(PROBLEM TO WORK ON)
Extract the lines from the start through the line that holds "temperature = [300, 400, 500, 600, 700, 800, 900]", both included, omitting all images.

(DATA SECTION)
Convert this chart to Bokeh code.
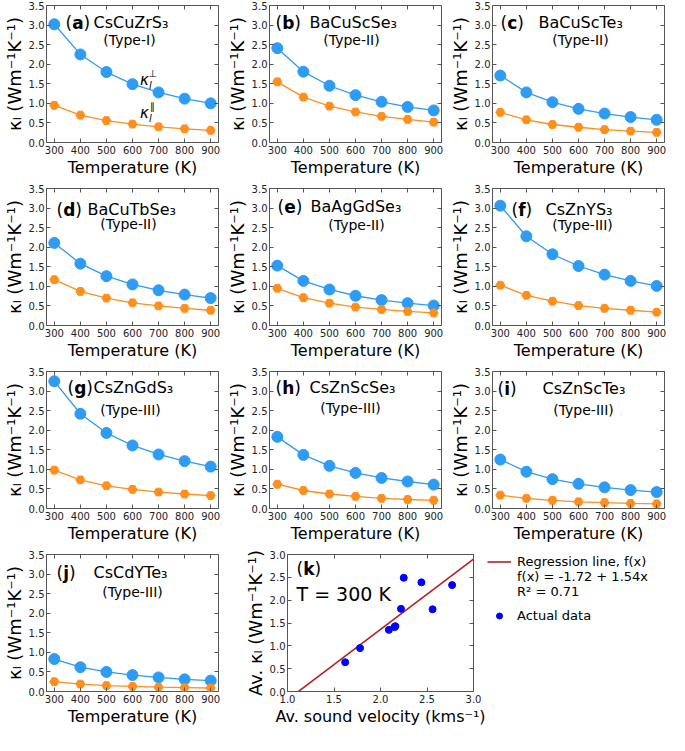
from bokeh.plotting import figure
from bokeh.layouts import row, column
from bokeh.models import Range1d, LinearAxis, Legend, LegendItem, FixedTicker, PrintfTickFormatter
from bokeh.core.properties import value
from bokeh.embed import file_html
from bokeh.resources import INLINE

# ---------------- data ----------------
temperature = [300, 400, 500, 600, 700, 800, 900]

a_perp = [3.02, 2.25, 1.80, 1.49, 1.28, 1.12, 1.00]
a_par = [0.95, 0.70, 0.56, 0.47, 0.40, 0.35, 0.31]
b_perp = [2.41, 1.81, 1.45, 1.21, 1.04, 0.91, 0.82]
b_par = [1.55, 1.16, 0.93, 0.78, 0.67, 0.59, 0.52]
c_perp = [1.71, 1.28, 1.03, 0.86, 0.74, 0.65, 0.58]
c_par = [0.77, 0.58, 0.46, 0.39, 0.33, 0.29, 0.26]
d_perp = [2.11, 1.58, 1.26, 1.05, 0.90, 0.79, 0.70]
d_par = [1.17, 0.87, 0.70, 0.58, 0.50, 0.44, 0.39]
e_perp = [1.53, 1.14, 0.92, 0.76, 0.65, 0.57, 0.51]
e_par = [0.95, 0.71, 0.57, 0.47, 0.41, 0.36, 0.32]
f_perp = [3.06, 2.28, 1.82, 1.52, 1.30, 1.14, 1.01]
f_par = [1.03, 0.77, 0.62, 0.51, 0.44, 0.39, 0.34]
g_perp = [3.25, 2.42, 1.93, 1.61, 1.38, 1.21, 1.07]
g_par = [0.98, 0.73, 0.58, 0.49, 0.42, 0.37, 0.33]
h_perp = [1.83, 1.37, 1.09, 0.91, 0.78, 0.69, 0.61]
h_par = [0.62, 0.46, 0.37, 0.31, 0.26, 0.23, 0.21]
i_perp = [1.25, 0.94, 0.75, 0.63, 0.54, 0.47, 0.42]
i_par = [0.34, 0.26, 0.21, 0.17, 0.15, 0.13, 0.12]
j_perp = [0.83, 0.62, 0.50, 0.42, 0.36, 0.31, 0.28]
j_par = [0.25, 0.19, 0.15, 0.13, 0.11, 0.10, 0.09]

letters = ["a", "b", "c", "d", "e", "f", "g", "h", "i", "j"]
compounds = ["CsCuZrS₃", "BaCuScSe₃", "BaCuScTe₃", "BaCuTbSe₃", "BaAgGdSe₃",
             "CsZnYS₃", "CsZnGdS₃", "CsZnScSe₃", "CsZnScTe₃", "CsCdYTe₃"]
types = ["(Type-I)", "(Type-II)", "(Type-II)", "(Type-II)", "(Type-II)",
         "(Type-III)", "(Type-III)", "(Type-III)", "(Type-III)", "(Type-III)"]
perp_series = [a_perp, b_perp, c_perp, d_perp, e_perp, f_perp, g_perp, h_perp, i_perp, j_perp]
par_series = [a_par, b_par, c_par, d_par, e_par, f_par, g_par, h_par, i_par, j_par]

temp_ticks = [300, 400, 500, 600, 700, 800, 900]
kappa_ticks = [0.0, 0.5, 1.0, 1.5, 2.0, 2.5, 3.0, 3.5]

# panel (k)
sound_velocity = [1.62, 1.78, 2.09, 2.15, 2.16, 2.22, 2.25, 2.44, 2.56, 2.77]
avg_kappa = [0.64, 0.95, 1.35, 1.41, 1.43, 1.81, 2.49, 2.39, 1.80, 2.33]
reg_intercept = -1.72
reg_slope = 1.54
reg_x = [1.0, 3.0]
vel_ticks = [1.0, 1.5, 2.0, 2.5, 3.0]
avg_ticks = [0.0, 0.5, 1.0, 1.5, 2.0, 2.5, 3.0]
legend_labels = ["Regression line, f(x)", "f(x) = -1.72 + 1.54x", "R² = 0.71", "Actual data"]

# ---------------- styling / layout ----------------
FONT = "DejaVu Sans"
BLUE = "#2e9bf5"
ORANGE = "#ff8f1c"
RED = "#b22222"
FRAME = "#555555"
W, H = 223, 183
BL, BR, BT, BB = 38, 5, 5, 41

# title placement (pixels from frame top-left): paren x, name x, name y, type centre x, type y
title_pos = [
    (19, 47, 17, 83, 34), (6, 40, 17, 82, 34), (8, 46, 17, 88, 34),
    (10, 41, 21, 82, 35), (8, 41, 18, 87, 36), (19, 53, 21, 90, 36),
    (21, 47, 16, 84, 38), (6, 40, 16, 81, 36), (5, 50, 17, 91, 38),
    (10, 47, 18, 86, 37),
]
bold_w = {"a": .675, "b": .716, "c": .593, "d": .716, "e": .678, "f": .435,
          "g": .716, "h": .712, "i": .343, "j": .343, "k": .665}


def add_text(p, x, y, txt, dx, dy, size, style="normal", align="left", baseline="middle"):
    p.text(x=[x], y=[y], text=[txt], x_offset=dx, y_offset=dy,
           text_font=value(FONT), text_font_size=f"{size}px", text_font_style=style,
           text_align=align, text_baseline=baseline, text_color="black")


def add_letter(p, x, y, letter, dx, dy, size=17):
    pw = 0.39 * size
    lw = bold_w[letter] * size
    add_text(p, x, y, "(", dx, dy, size)
    add_text(p, x, y, letter, dx + pw, dy, size, style="bold")
    add_text(p, x, y, ")", dx + pw + lw, dy, size)


def style_axes(p, xticks, yticks, xfmt, yfmt, xlabel, ylabel, xl_size=16, yl_size=18):
    xa = LinearAxis(ticker=FixedTicker(ticks=xticks), formatter=PrintfTickFormatter(format=xfmt),
                    axis_label=xlabel)
    ya = LinearAxis(ticker=FixedTicker(ticks=yticks), formatter=PrintfTickFormatter(format=yfmt),
                    axis_label=ylabel)
    xt = LinearAxis(ticker=FixedTicker(ticks=xticks))
    yr = LinearAxis(ticker=FixedTicker(ticks=yticks))
    for ax in (xa, ya, xt, yr):
        ax.axis_line_color = None
        ax.major_tick_in = 4
        ax.major_tick_out = 0
        ax.major_tick_line_color = FRAME
        ax.minor_tick_line_color = None
        ax.major_label_text_font = FONT
        ax.major_label_text_font_size = "10px"
        ax.major_label_text_color = "#222222"
        ax.axis_label_text_font = FONT
        ax.axis_label_text_font_style = "normal"
        ax.axis_label_text_color = "black"
    for ax in (xt, yr):
        ax.major_label_text_font_size = "1px"
        ax.major_label_text_color = None
        ax.major_label_standoff = 0
        ax.axis_label = None
        ax.axis_label_standoff = 0
    xa.major_label_standoff = 3
    ya.major_label_standoff = 2
    xa.axis_label_standoff = 1
    ya.axis_label_standoff = 1
    xa.axis_label_text_font_size = f"{xl_size}px"
    ya.axis_label_text_font_size = f"{yl_size}px"
    p.add_layout(xa, "below")
    p.add_layout(ya, "left")
    p.add_layout(xt, "above")
    p.add_layout(yr, "right")


def base_figure(width, xr, yr, left, right):
    p = figure(width=width, height=H, x_range=xr, y_range=yr,
               output_backend="svg", toolbar_location=None,
               x_axis_location=None, y_axis_location=None,
               min_border_left=left, min_border_right=right, min_border_top=BT, min_border_bottom=BB)
    p.grid.visible = False
    p.outline_line_color = FRAME
    p.outline_line_width = 1
    p.background_fill_color = "white"
    p.border_fill_color = "white"
    return p


def temp_panel(idx):
    p = base_figure(W, Range1d(270, 930), Range1d(0, 3.5), BL, BR)
    style_axes(p, temp_ticks, kappa_ticks, "%d", "%.1f", "Temperature (K)", "κₗ (Wm⁻¹K⁻¹)")
    p.line(temperature, perp_series[idx], color=BLUE, line_width=1.3)
    p.scatter(temperature, perp_series[idx], size=11, color=BLUE)
    p.line(temperature, par_series[idx], color=ORANGE, line_width=1.3)
    p.scatter(temperature, par_series[idx], size=9, marker="hex", color=ORANGE)
    x0, y0 = 270, 3.5
    px, nx, ny, tx, ty = title_pos[idx]
    add_letter(p, x0, y0, letters[idx], px, ny)
    add_text(p, x0, y0, compounds[idx], nx, ny, 16)
    add_text(p, x0, y0, types[idx], tx, ty, 14, align="center")
    if idx == 0:
        for (kdy, sup) in ((74, "⊥"), (107, "∥")):
            add_text(p, x0, y0, "κ", 98, kdy, 15, style="italic", align="center")
            add_text(p, x0, y0, "l", 104, kdy + 6, 10, style="italic", align="center")
            add_text(p, x0, y0, sup, 106, kdy - 6, 10, align="center")
    return p


panels = [temp_panel(i) for i in range(10)]

# ---------------- panel (k) ----------------
KL, KF, KR = 64, 186, 14
KW = KL + KF + KR
pk = base_figure(KW, Range1d(1.0, 3.0), Range1d(0, 3.0), KL, KR)
style_axes(pk, vel_ticks, avg_ticks, "%.1f", "%.1f", "Av. sound velocity (kms⁻¹)", "Av. κₗ (Wm⁻¹K⁻¹)",
           xl_size=16, yl_size=18)
reg_y = [reg_intercept + reg_slope * x for x in reg_x]
pk.line(reg_x, reg_y, color=RED, line_width=1.6)
pk.scatter(sound_velocity, avg_kappa, size=7, color="blue")
add_letter(pk, 1.0, 3.0, "k", 9, 14)
add_text(pk, 1.0, 3.0, "T = 300 K", 9, 39, 19)

# legend of panel (k), drawn beside it (its renderers sit outside the visible range)
LW = 3 * W - W - KW
pl = figure(width=LW, height=H, x_range=Range1d(10, 11), y_range=Range1d(10, 11),
            output_backend="svg", toolbar_location=None,
            x_axis_location=None, y_axis_location=None, min_border=0)
pl.grid.visible = False
pl.outline_line_color = None
leg_line = pl.line(reg_x, reg_y, color=RED, line_width=1.6)
leg_blank1 = pl.line(reg_x, reg_y, line_alpha=0)
leg_blank2 = pl.line(reg_x, reg_y, line_alpha=0)
leg_pts = pl.scatter(sound_velocity, avg_kappa, size=7, color="blue")


def style_legend(lg):
    lg.border_line_color = None
    lg.background_fill_alpha = 0
    lg.label_text_font = FONT
    lg.label_text_font_size = "13px"
    lg.label_text_color = "black"
    lg.label_height = 15
    lg.glyph_height = 15
    lg.glyph_width = 24
    lg.spacing = 0
    lg.padding = 0
    lg.margin = 0
    lg.label_standoff = 6


FH = 134  # frame height of the legend panel (aligned with panel k)
legend1 = Legend(items=[
    LegendItem(label=legend_labels[0], renderers=[leg_line]),
    LegendItem(label=legend_labels[1], renderers=[leg_blank1]),
    LegendItem(label=legend_labels[2], renderers=[leg_blank2]),
], location="top_left")
legend2 = Legend(items=[
    LegendItem(label=legend_labels[3], renderers=[leg_pts]),
], location=(0, FH - 66))
style_legend(legend1)
style_legend(legend2)
pl.add_layout(legend1)
pl.add_layout(legend2)

layout = column(
    row(panels[0], panels[1], panels[2]),
    row(panels[3], panels[4], panels[5]),
    row(panels[6], panels[7], panels[8]),
    row(panels[9], pk, pl),
)

open("out.html", "w").write(file_html(layout, INLINE))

(THE COMPLETED TASK)
Convert this chart to Bokeh code.
from bokeh.plotting import figure
from bokeh.layouts import row, column
from bokeh.models import Range1d, LinearAxis, Legend, LegendItem, FixedTicker, PrintfTickFormatter
from bokeh.core.properties import value
from bokeh.embed import file_html
from bokeh.resources import INLINE

# ---------------- data ----------------
temperature = [300, 400, 500, 600, 700, 800, 900]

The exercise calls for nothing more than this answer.